**Task goal:**
Every record below should be written out exactly; pictures stay out.

(Rows from a dataset of charts and code)
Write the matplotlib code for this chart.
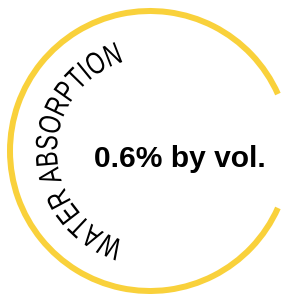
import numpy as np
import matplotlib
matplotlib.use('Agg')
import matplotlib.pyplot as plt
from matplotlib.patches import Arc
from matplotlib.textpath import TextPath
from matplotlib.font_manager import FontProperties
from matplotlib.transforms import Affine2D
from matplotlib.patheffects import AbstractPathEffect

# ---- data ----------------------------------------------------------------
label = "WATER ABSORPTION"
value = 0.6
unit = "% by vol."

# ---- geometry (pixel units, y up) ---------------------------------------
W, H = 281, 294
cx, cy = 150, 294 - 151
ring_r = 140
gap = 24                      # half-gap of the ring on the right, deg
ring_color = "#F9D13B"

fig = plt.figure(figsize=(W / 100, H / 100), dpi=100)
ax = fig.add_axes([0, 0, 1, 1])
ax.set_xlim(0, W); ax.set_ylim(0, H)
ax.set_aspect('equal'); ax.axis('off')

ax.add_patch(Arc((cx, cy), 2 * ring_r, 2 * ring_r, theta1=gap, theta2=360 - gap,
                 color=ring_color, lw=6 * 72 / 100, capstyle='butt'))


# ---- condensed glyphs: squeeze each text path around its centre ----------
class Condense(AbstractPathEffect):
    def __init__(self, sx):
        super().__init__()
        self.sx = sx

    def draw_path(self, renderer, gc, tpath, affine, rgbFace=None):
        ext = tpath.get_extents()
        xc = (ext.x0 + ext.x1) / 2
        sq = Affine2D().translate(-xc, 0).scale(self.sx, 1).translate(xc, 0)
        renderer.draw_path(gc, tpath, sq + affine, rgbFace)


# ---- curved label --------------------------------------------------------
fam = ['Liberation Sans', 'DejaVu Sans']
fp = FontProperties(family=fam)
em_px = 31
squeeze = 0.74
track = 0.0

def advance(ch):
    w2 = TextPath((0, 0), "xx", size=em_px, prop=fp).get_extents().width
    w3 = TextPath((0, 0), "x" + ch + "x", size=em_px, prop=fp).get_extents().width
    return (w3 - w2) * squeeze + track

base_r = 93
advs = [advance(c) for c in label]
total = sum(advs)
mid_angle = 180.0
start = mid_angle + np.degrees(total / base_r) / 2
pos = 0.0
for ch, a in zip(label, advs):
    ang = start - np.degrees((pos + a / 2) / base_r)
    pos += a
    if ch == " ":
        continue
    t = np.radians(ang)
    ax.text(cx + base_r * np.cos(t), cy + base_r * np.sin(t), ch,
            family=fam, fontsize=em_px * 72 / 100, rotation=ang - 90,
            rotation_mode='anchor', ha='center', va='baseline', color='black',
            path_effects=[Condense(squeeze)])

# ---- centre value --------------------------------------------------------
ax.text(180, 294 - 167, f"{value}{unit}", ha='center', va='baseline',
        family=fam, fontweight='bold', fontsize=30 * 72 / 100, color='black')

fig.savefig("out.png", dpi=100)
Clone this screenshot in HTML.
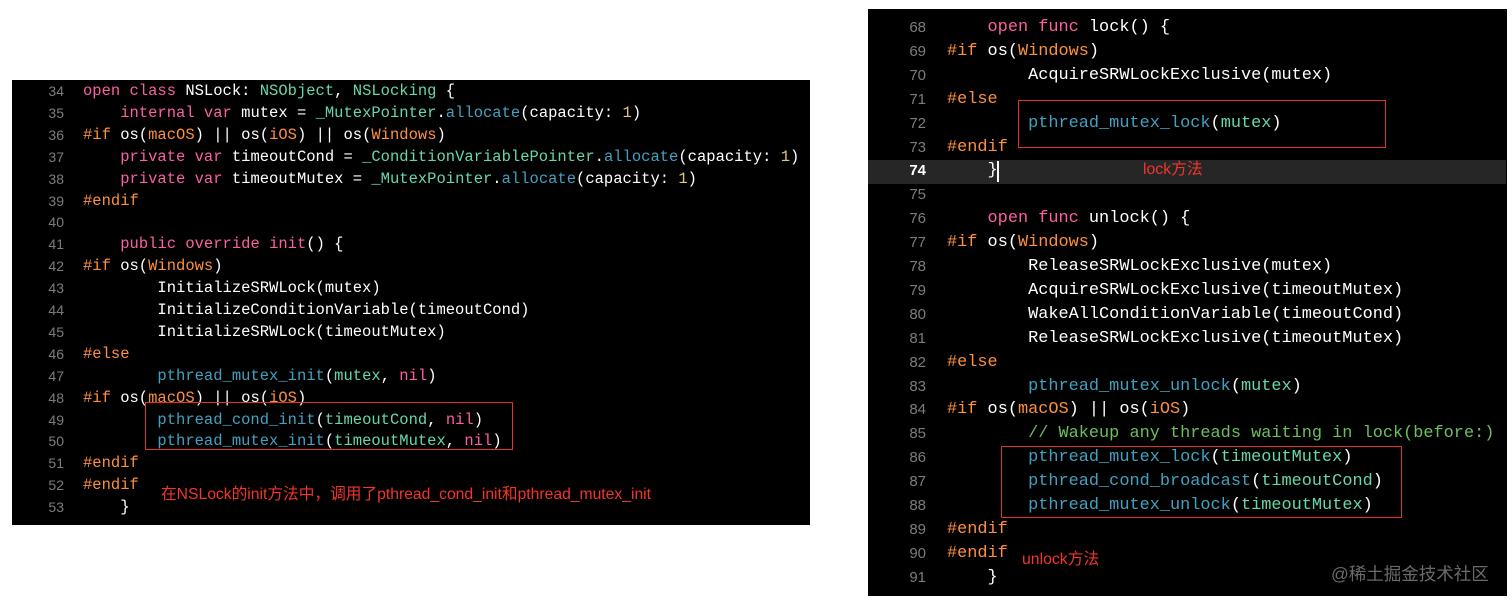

**Exercise result:**
Write the matplotlib code for this chart.
import numpy as np
import matplotlib
matplotlib.use('Agg')
import matplotlib.pyplot as plt
from matplotlib.patches import Arc
from matplotlib.textpath import TextPath
from matplotlib.font_manager import FontProperties
from matplotlib.transforms import Affine2D
from matplotlib.patheffects import AbstractPathEffect

# ---- data ----------------------------------------------------------------
label = "WATER ABSORPTION"
value = 0.6
unit = "% by vol."

# ---- geometry (pixel units, y up) ---------------------------------------
W, H = 281, 294
cx, cy = 150, 294 - 151
ring_r = 140
gap = 24                      # half-gap of the ring on the right, deg
ring_color = "#F9D13B"

fig = plt.figure(figsize=(W / 100, H / 100), dpi=100)
ax = fig.add_axes([0, 0, 1, 1])
ax.set_xlim(0, W); ax.set_ylim(0, H)
ax.set_aspect('equal'); ax.axis('off')

ax.add_patch(Arc((cx, cy), 2 * ring_r, 2 * ring_r, theta1=gap, theta2=360 - gap,
                 color=ring_color, lw=6 * 72 / 100, capstyle='butt'))


# ---- condensed glyphs: squeeze each text path around its centre ----------
class Condense(AbstractPathEffect):
    def __init__(self, sx):
        super().__init__()
        self.sx = sx

    def draw_path(self, renderer, gc, tpath, affine, rgbFace=None):
        ext = tpath.get_extents()
        xc = (ext.x0 + ext.x1) / 2
        sq = Affine2D().translate(-xc, 0).scale(self.sx, 1).translate(xc, 0)
        renderer.draw_path(gc, tpath, sq + affine, rgbFace)


# ---- curved label --------------------------------------------------------
fam = ['Liberation Sans', 'DejaVu Sans']
fp = FontProperties(family=fam)
em_px = 31
squeeze = 0.74
track = 0.0

def advance(ch):
    w2 = TextPath((0, 0), "xx", size=em_px, prop=fp).get_extents().width
    w3 = TextPath((0, 0), "x" + ch + "x", size=em_px, prop=fp).get_extents().width
    return (w3 - w2) * squeeze + track

base_r = 93
advs = [advance(c) for c in label]
total = sum(advs)
mid_angle = 180.0
start = mid_angle + np.degrees(total / base_r) / 2
pos = 0.0
for ch, a in zip(label, advs):
    ang = start - np.degrees((pos + a / 2) / base_r)
    pos += a
    if ch == " ":
        continue
    t = np.radians(ang)
    ax.text(cx + base_r * np.cos(t), cy + base_r * np.sin(t), ch,
            family=fam, fontsize=em_px * 72 / 100, rotation=ang - 90,
            rotation_mode='anchor', ha='center', va='baseline', color='black',
            path_effects=[Condense(squeeze)])

# ---- centre value --------------------------------------------------------
ax.text(180, 294 - 167, f"{value}{unit}", ha='center', va='baseline',
        family=fam, fontweight='bold', fontsize=30 * 72 / 100, color='black')

fig.savefig("out.png", dpi=100)
Clone this screenshot in HTML.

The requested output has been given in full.